Phillips’s argument here actually flies in the face of what he initially argued in his Supreme Court case. There, he initially argued, when he was still fighting the case at the state level, that he didn’t refuse service to the same-sex couple because of their status as gay men, but because of what they wanted to do: get married and have a cake that celebrated their union. Now, however, he takes umbrage at the very idea of a transgender person. He’s moved the goalposts, which was always the intention of these sorts of religious liberty cases: the continuing diminution of the rights of people of whom they disapprove.
And Phillips’s case isn’t the only recent one using “religious liberty” to attack LGBTQ people. A conservative Christian website designer in Colorado has preemptively sued the state to ensure she never has to make a website for a same-sex couple’s wedding. Indeed, she’s so scared she might be asked to do so that she would like to affirmatively and explicitly advertise that she won’t make those websites.

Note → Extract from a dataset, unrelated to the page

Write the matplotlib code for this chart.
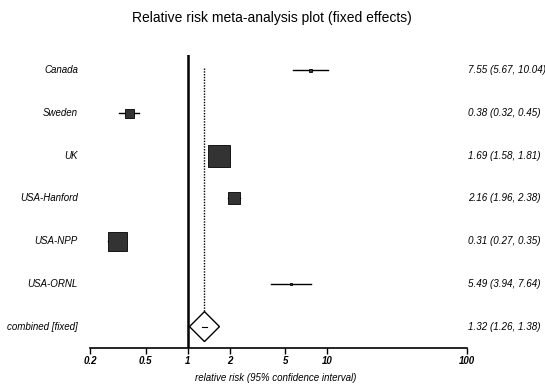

Over in Philadelphia, Catholic Social Services sued the city when the city stopped referring foster care children to their agency because Catholic Social Services won’t license same-sex couples as foster parents. They’re arguing, of course, that their religious liberty overrides the right of the city to decide which agencies would best serve foster children and potential foster parents. The city prevailed at the district court, but Catholic Social Services has appealed.
Under the Obama administration, at least, the government stood as a bulwark against the creeping fascism of evangelicals. That all changed when Trump took office. The DOJ reversed its position in Masterpiece Cakeshop and went from standing up for same-sex marriage to supporting bigotry. Upon the retirement of the sometimes-tolerant Justice Kennedy, Trump nominated Brett Kavanaugh, a man the hard religious right hails as a “warrior” for religious liberty. He’s opposed the right of an unaccompanied immigrant minor to obtain an abortion even though she was lawfully entitled to do so. He would expand the number of employers that could deny birth control benefits to their workers. He’ll move the Supreme Court even further right and make it fertile ground for more challenges like Phillips’s most recent anti-trans effort.
The lower court judges Trump has appointed are no better. For example, it’s likely we’ll see more and more religious liberty decisions out of the already profoundly conservative Fifth Circuit Court of Appeals. Trump’s recent appointee to that court, James Ho, has already gone out of his way to use judicial opinions to editorialize about the “moral tragedy” of abortion.
At its very core, these demands for religious liberty aren’t about liberty at all. They’re about the right to impose a conservative Christian viewpoint on Americans, even though a decisive majority of Americans don’t agree with those views. They’re about the right to turn the American marketplace into an incoherent patchwork where LGBTQ people will never know if a business will serve them or not. They’re about the right to keep people who need reproductive health care perpetually subjugated by denying them bodily autonomy. In short, religious liberty is about imposing a theocracy, and this administration is going to go out of its way to help them do so.